The continuous movement of water on, above, and below the Earth’s surface is described by the water cycle. When precipitation reaches the ground, infiltration occurs as water enters the soil. Percolation is the subsequent downward movement of this water, traveling below the root zone to recharge deep groundwater stores or aquifers. If rainfall exceeds the soil’s absorption capacity or the ground is saturated, the water cannot percolate deeply. This excess water follows alternative pathways: flowing across the land surface, returning to the atmosphere as vapor, or moving laterally underground before resurfacing.
Surface Runoff and Overland Flow
The most immediate alternative path for non-percolating water is surface runoff, also known as overland flow. Runoff occurs when the volume of water arriving at the surface exceeds the soil’s absorption rate, or when the soil is completely saturated. This excess water moves horizontally, usually downslope, and is a major component of the water cycle.
Land characteristics significantly influence the amount of runoff generated. Impervious surfaces, such as concrete and rooftops, prevent infiltration almost entirely, leading to immediate and substantial runoff. This rapid flow is often directed into engineered storm drains, increasing the likelihood of urban flooding. Runoff flowing across the land is the primary agent of soil erosion, moving large amounts of sediment and reshaping landscapes.
Surface runoff acts as a nonpoint source of pollution by collecting various contaminants as it moves. Water flowing over roads and agricultural fields picks up petroleum, pesticides, and fertilizers. These pollutants are transported directly into surface water bodies like rivers and lakes. This leads to downstream impacts such as nutrient pollution and water quality degradation. The initial surge of runoff during a storm event, often termed the “first flush,” carries the highest concentration of pollutants.
Water Vapor Return to the Atmosphere
Water that does not percolate returns to the atmosphere through evapotranspiration, a combined process converting liquid water back into vapor. This involves two mechanisms: evaporation and transpiration. Evaporation is the direct movement of water from liquid to gas, occurring from open water bodies, wet soil, and plant leaves.
Transpiration involves plants taking up water through their roots and releasing it as vapor through tiny pores in their leaves called stomata.
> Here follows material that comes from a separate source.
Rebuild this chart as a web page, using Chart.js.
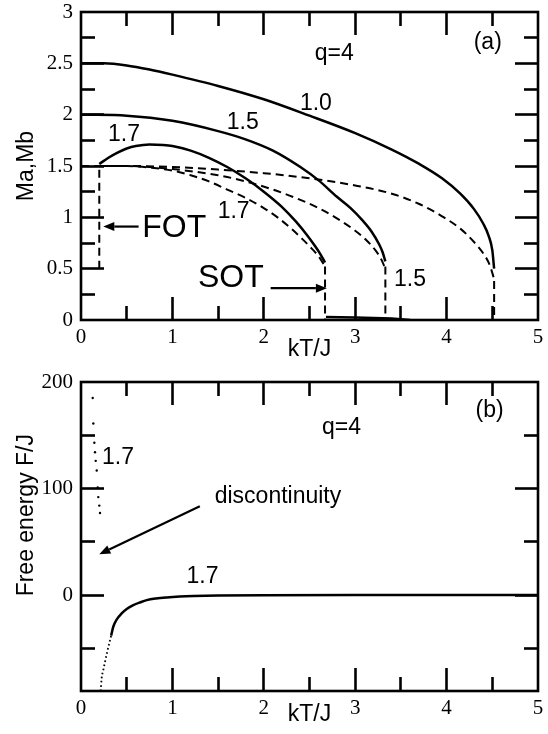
<!DOCTYPE html>
<html>
<head>
<meta charset="utf-8">
<script src="https://cdn.jsdelivr.net/npm/chart.js@4.4.1/dist/chart.umd.min.js"></script>
<style>
  body { margin: 0; background: #fff; }
  .box { position: absolute; left: 0; width: 548px; }
  #topBox { top: 0; height: 365px; }
  #botBox { top: 365px; height: 369px; }
</style>
</head>
<body>
<div class="box" id="topBox"><canvas id="magChart"></canvas></div>
<div class="box" id="botBox"><canvas id="energyChart"></canvas></div>
<script>
// ---- panel (a): sublattice magnetizations Ma (solid) and Mb (dashed) ----
const kT_ma10 = [0, 0.25, 0.5, 0.75, 1.0, 1.5, 2.0, 2.5, 3.0, 3.4, 3.7, 3.95, 4.15, 4.3, 4.4, 4.46, 4.5, 4.52];
const ma10    = [2.5, 2.5, 2.48, 2.44, 2.39, 2.28, 2.15, 1.99, 1.82, 1.66, 1.52, 1.38, 1.23, 1.08, 0.94, 0.82, 0.68, 0.5];
const kT_mb10 = [0, 0.5, 1.0, 1.5, 2.0, 2.5, 3.0, 3.4, 3.7, 3.95, 4.15, 4.3, 4.4, 4.47, 4.52];
const mb10    = [1.5, 1.5, 1.49, 1.465, 1.43, 1.38, 1.31, 1.23, 1.13, 1.01, 0.89, 0.76, 0.65, 0.54, 0.4];

const kT_ma15 = [0, 0.5, 1.0, 1.5, 1.8, 2.1, 2.4, 2.6, 2.8, 2.95, 3.08, 3.18, 3.26, 3.3, 3.33];
const ma15    = [2.0, 1.99, 1.94, 1.84, 1.76, 1.65, 1.49, 1.36, 1.2, 1.09, 0.97, 0.86, 0.74, 0.66, 0.57];
const kT_mb15 = [0, 0.5, 1.0, 1.5, 1.8, 2.1, 2.4, 2.6, 2.8, 3.0, 3.12, 3.22, 3.28, 3.33];
const mb15    = [1.5, 1.5, 1.47, 1.41, 1.35, 1.27, 1.17, 1.09, 0.99, 0.87, 0.78, 0.68, 0.6, 0.5];

const kT_ma17 = [0.2, 0.3, 0.4, 0.5, 0.6, 0.75, 0.9, 1.0, 1.2, 1.4, 1.6, 1.8, 2.0, 2.2, 2.35, 2.47, 2.56, 2.62, 2.67];
const ma17    = [1.52, 1.58, 1.63, 1.67, 1.695, 1.71, 1.705, 1.695, 1.65, 1.58, 1.49, 1.38, 1.25, 1.1, 0.96, 0.83, 0.72, 0.64, 0.56];
const kT_mb17 = [0.2, 0.5, 0.8, 1.0, 1.2, 1.4, 1.6, 1.8, 2.0, 2.15, 2.3, 2.42, 2.52, 2.6, 2.67];
const mb17    = [1.5, 1.5, 1.48, 1.455, 1.41, 1.35, 1.27, 1.19, 1.09, 1.0, 0.89, 0.79, 0.7, 0.62, 0.52];

// vertical jumps (FOT at low T, drops to zero at the transitions)
const kT_fot  = [0.2, 0.2];   const m_fot  = [0.5, 1.5];
const kT_sot  = [2.67, 2.67]; const m_sot  = [0.52, 0];
const kT_d15  = [3.33, 3.33]; const m_d15  = [0.52, 0];
const kT_d10  = [4.52, 4.52]; const m_d10  = [0.38, 0];
const kT_tail = [2.68, 3.0, 3.4, 3.6]; const m_tail = [0.03, 0.025, 0.015, 0.0];

// ---- panel (b): free energy for 1.7 ----
const kT_fHigh = [0.128, 0.135, 0.146, 0.153, 0.161, 0.172, 0.183, 0.189, 0.2, 0.208];
const fHigh    = [185, 161, 143, 134, 126, 117, 101, 92, 84, 77];
const kT_fDot  = [0.215, 0.226, 0.245, 0.263, 0.285, 0.31, 0.33];
const fDot     = [-90, -78, -70, -62.5, -54, -45, -38];
const kT_fLow  = [0.33, 0.353, 0.39, 0.445, 0.5, 0.572, 0.65, 0.719, 0.82, 0.938, 1.08, 1.229, 1.5, 2, 3, 4, 5];
const fLow     = [-38, -29.7, -23, -17.2, -13, -9.4, -6.7, -4.7, -3.2, -2.2, -1.4, -0.9, -0.4, -0.1, 0, 0, 0];

// ticks
const xTicks = [0, 1, 2, 3, 4, 5];
const xMinor = [0.5, 1.5, 2.5, 3.5, 4.5];
const magTicks = [0, 0.5, 1, 1.5, 2, 2.5, 3];
const magMinor = [0.25, 0.75, 1.25, 1.75, 2.25, 2.75];
const energyTicks = [0, 100, 200];
const energyMinor = [-50, 50, 150];

const SANS = '"Liberation Sans", Arial, sans-serif';
const SERIF = '"Liberation Serif", "Times New Roman", serif';

function pts(xs, ys) { return xs.map((x, i) => ({ x: x, y: ys[i] })); }

function curve(xs, ys, dashed, smooth) {
    const ds = {
        data: pts(xs, ys),
        xAxisID: 'x',
        yAxisID: 'y',
        borderColor: '#000',
        borderWidth: dashed ? 2 : 2.5,
        pointRadius: 0,
        fill: false
    };
    if (dashed) ds.borderDash = [8, 5];
    if (smooth) ds.cubicInterpolationMode = 'monotone';
    return ds;
}

// frame, text labels and arrows (placed in data units)
function panelPlugin(texts, arrows) {
    return {
        id: 'panel',
        afterDatasetsDraw(chart) {
            const ctx = chart.ctx;
            const a = chart.chartArea;
            const sx = chart.scales.x, sy = chart.scales.y;
            ctx.save();
            ctx.setLineDash([]);
            ctx.fillStyle = '#000';
            ctx.strokeStyle = '#000';
            ctx.lineWidth = 2.6;
            ctx.strokeRect(a.left, a.top, a.right - a.left, a.bottom - a.top);

            ctx.textAlign = 'center';
            ctx.textBaseline = 'middle';
            texts.forEach(t => {
                ctx.save();
                ctx.font = (t.size || 23) + 'px ' + SANS;
                ctx.translate(sx.getPixelForValue(t.x), sy.getPixelForValue(t.y));
                if (t.rotate) ctx.rotate(t.rotate);
                ctx.fillText(t.text, 0, 0);
                ctx.restore();
            });
            arrows.forEach(ar => {
                const x1 = sx.getPixelForValue(ar.from[0]), y1 = sy.getPixelForValue(ar.from[1]);
                const x2 = sx.getPixelForValue(ar.to[0]), y2 = sy.getPixelForValue(ar.to[1]);
                const ang = Math.atan2(y2 - y1, x2 - x1);
                const hl = 11, hw = 4.5;
                const bx = x2 - hl * Math.cos(ang), by = y2 - hl * Math.sin(ang);
                ctx.lineWidth = 2.2;
                ctx.beginPath();
                ctx.moveTo(x1, y1);
                ctx.lineTo(bx, by);
                ctx.stroke();
                ctx.beginPath();
                ctx.moveTo(x2, y2);
                ctx.lineTo(bx + hw * Math.sin(ang), by - hw * Math.cos(ang));
                ctx.lineTo(bx - hw * Math.sin(ang), by + hw * Math.cos(ang));
                ctx.closePath();
                ctx.fill();
            });
            ctx.restore();
        }
    };
}

function xScale(height, titlePad) {
    return {
        type: 'linear', min: 0, max: 5,
        afterFit: s => { s.height = height; s.paddingLeft = 0; s.paddingRight = 0; },
        afterBuildTicks: s => { s.ticks = xTicks.map(v => ({ value: v })); },
        grid: { display: false, drawTicks: false },
        border: { display: false },
        ticks: { color: '#000', font: { family: SERIF, size: 21 }, padding: 5, maxRotation: 0, autoSkip: false, callback: v => String(v) },
        title: { display: true, text: 'kT/J', color: '#000', font: { family: SANS, size: 23 }, padding: { top: 0, bottom: titlePad } }
    };
}

function yScale(min, max, ticks, title) {
    return {
        type: 'linear', min: min, max: max,
        afterFit: s => { s.width = 81; s.paddingTop = 0; s.paddingBottom = 0; },
        afterBuildTicks: s => { s.ticks = ticks.map(v => ({ value: v })); },
        grid: { display: false, drawTicks: false },
        border: { display: false },
        ticks: { color: '#000', font: { family: SERIF, size: 21 }, padding: 8, autoSkip: false, callback: v => String(v) },
        title: { display: !!title, text: title || ' ', color: '#000', font: { family: SANS, size: 23 }, padding: { top: 13, bottom: 0 } }
    };
}

// tick-only axis pinned to one edge of the plot; a signed tickLength points the marks inward
function tickAxis(axis, pos, values, len, min, max) {
    return {
        axis: axis, type: 'linear', min: min, max: max, position: pos,
        afterBuildTicks: s => { s.ticks = values.filter(v => v > s.min && v < s.max).map(v => ({ value: v })); },
        afterFit: s => {
            if (axis === 'x') s.height = 0; else s.width = 0;
            s.paddingLeft = 0; s.paddingRight = 0; s.paddingTop = 0; s.paddingBottom = 0;
        },
        ticks: { display: false, autoSkip: false },
        grid: { display: true, drawOnChartArea: false, drawTicks: true, tickLength: len, tickWidth: 2.6, tickColor: '#000' },
        border: { display: false }
    };
}

// the eight tick axes of a panel: major 23 px, minor 14 px, on all four sides
function edgeTicks(xMaj, xMin, yMaj, yMin, yLo, yHi) {
    return {
        xBotMaj: tickAxis('x', { y: yLo }, xMaj, -23, 0, 5),
        xBotMin: tickAxis('x', { y: yLo }, xMin, -14, 0, 5),
        xTopMaj: tickAxis('x', { y: yHi }, xMaj, 23, 0, 5),
        xTopMin: tickAxis('x', { y: yHi }, xMin, 14, 0, 5),
        yLeftMaj: tickAxis('y', { x: 0 }, yMaj, -23, yLo, yHi),
        yLeftMin: tickAxis('y', { x: 0 }, yMin, -14, yLo, yHi),
        yRightMaj: tickAxis('y', { x: 5 }, yMaj, 23, yLo, yHi),
        yRightMin: tickAxis('y', { x: 5 }, yMin, 14, yLo, yHi)
    };
}

const magTexts = [
    { text: 'q=4', x: 2.77, y: 2.59 },
    { text: '(a)', x: 4.45, y: 2.70 },
    { text: '1.0', x: 2.57, y: 2.11 },
    { text: '1.5', x: 1.77, y: 1.92 },
    { text: '1.7', x: 0.47, y: 1.81 },
    { text: '1.7', x: 1.67, y: 1.06 },
    { text: 'FOT', x: 1.02, y: 0.89, size: 32 },
    { text: 'SOT', x: 1.64, y: 0.41, size: 32 },
    { text: '1.5', x: 3.6, y: 0.39 }
];
const magArrows = [
    { from: [0.63, 0.91], to: [0.244, 0.91] },
    { from: [2.075, 0.31], to: [2.69, 0.31] }
];

new Chart(document.getElementById('magChart'), {
    type: 'line',
    data: {
        datasets: [
            curve(kT_ma10, ma10, false, true),
            curve(kT_mb10, mb10, true, true),
            curve(kT_ma15, ma15, false, true),
            curve(kT_mb15, mb15, true, true),
            curve(kT_ma17, ma17, false, true),
            curve(kT_mb17, mb17, true, true),
            curve(kT_fot, m_fot, true, false),
            curve(kT_sot, m_sot, true, false),
            curve(kT_d15, m_d15, true, false),
            curve(kT_d10, m_d10, true, false),
            curve(kT_tail, m_tail, false, false)
        ]
    },
    options: {
        responsive: true,
        maintainAspectRatio: false,
        animation: false,
        layout: { padding: { top: 12, right: 10, left: 0, bottom: 0 } },
        plugins: { legend: { display: false }, tooltip: { enabled: false } },
        scales: Object.assign({
            x: xScale(45, 2),
            y: yScale(0, 3, magTicks, 'Ma,Mb')
        }, edgeTicks(xTicks, xMinor, magTicks, magMinor, 0, 3))
    },
    plugins: [panelPlugin(magTexts, magArrows)]
});

const energyTexts = [
    { text: '(b)', x: 4.47, y: 173 },
    { text: 'q=4', x: 2.85, y: 157 },
    { text: '1.7', x: 0.405, y: 129 },
    { text: 'discontinuity', x: 2.155, y: 92 },
    { text: '1.7', x: 1.33, y: 17.3 },
    { text: 'Free energy F/J', x: -0.59, y: 75, rotate: -Math.PI / 2 }
];
const energyArrows = [
    { from: [1.30, 83.4], to: [0.2, 38.4] }
];

const lowDots = curve(kT_fDot, fDot, false, true);
lowDots.borderWidth = 1.8;
lowDots.borderDash = [1.6, 2.6];
const highDots = {
    data: pts(kT_fHigh, fHigh),
    xAxisID: 'x',
    yAxisID: 'y',
    showLine: false,
    pointRadius: 1.2,
    pointBackgroundColor: '#000',
    pointBorderWidth: 0
};

new Chart(document.getElementById('energyChart'), {
    type: 'line',
    data: {
        datasets: [
            highDots,
            lowDots,
            curve(kT_fLow, fLow, false, true)
        ]
    },
    options: {
        responsive: true,
        maintainAspectRatio: false,
        animation: false,
        layout: { padding: { top: 17, right: 10, left: 0, bottom: 0 } },
        plugins: { legend: { display: false }, tooltip: { enabled: false } },
        scales: Object.assign({
            x: xScale(43, 6),
            y: yScale(-90, 200, energyTicks, '')
        }, edgeTicks(xTicks, xMinor, energyTicks, energyMinor, -90, 200))
    },
    plugins: [panelPlugin(energyTexts, energyArrows)]
});
</script>
</body>
</html>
A large percentage of the water plants draw up is released back into the air this way. Both evaporation and transpiration are driven by solar energy, which provides the heat necessary for the phase change.
Environmental conditions such as temperature, wind speed, and humidity greatly influence the rate of evapotranspiration. Higher air temperatures increase the atmosphere’s capacity to hold moisture. Wind helps transport the water vapor away from the surface, accelerating the rate of loss. Evapotranspiration is responsible for approximately two-thirds of the precipitation that falls over land. This atmospheric return flow drives cloud formation and the continuation of the global water cycle.
Lateral Movement and Temporary Storage
Water that infiltrates the soil but fails to reach the deep groundwater table can be held in temporary storage. This storage primarily occurs in the soil moisture zone, the unsaturated layer above the water table. Water held here is available for plant uptake or is subject to evaporation from the soil surface.
When the soil is saturated, or downward movement is blocked by a less permeable layer, the water begins to move sideways. This horizontal flow within the upper soil layers is known as interflow or throughflow. Interflow is an intermediate component of runoff, positioned between surface overland flow and deep groundwater flow. It is noticeable on hillslopes where gravity guides the water downslope along restrictive layers.
This subsurface lateral movement eventually discharges into streams, rivers, and wetlands, contributing to streamflow. When interflow emerges at the surface, typically at the base of a slope or near a stream bank, it is referred to as “return flow.” These lateral pathways are significant contributors to stream discharge, especially during and immediately following intense storm events.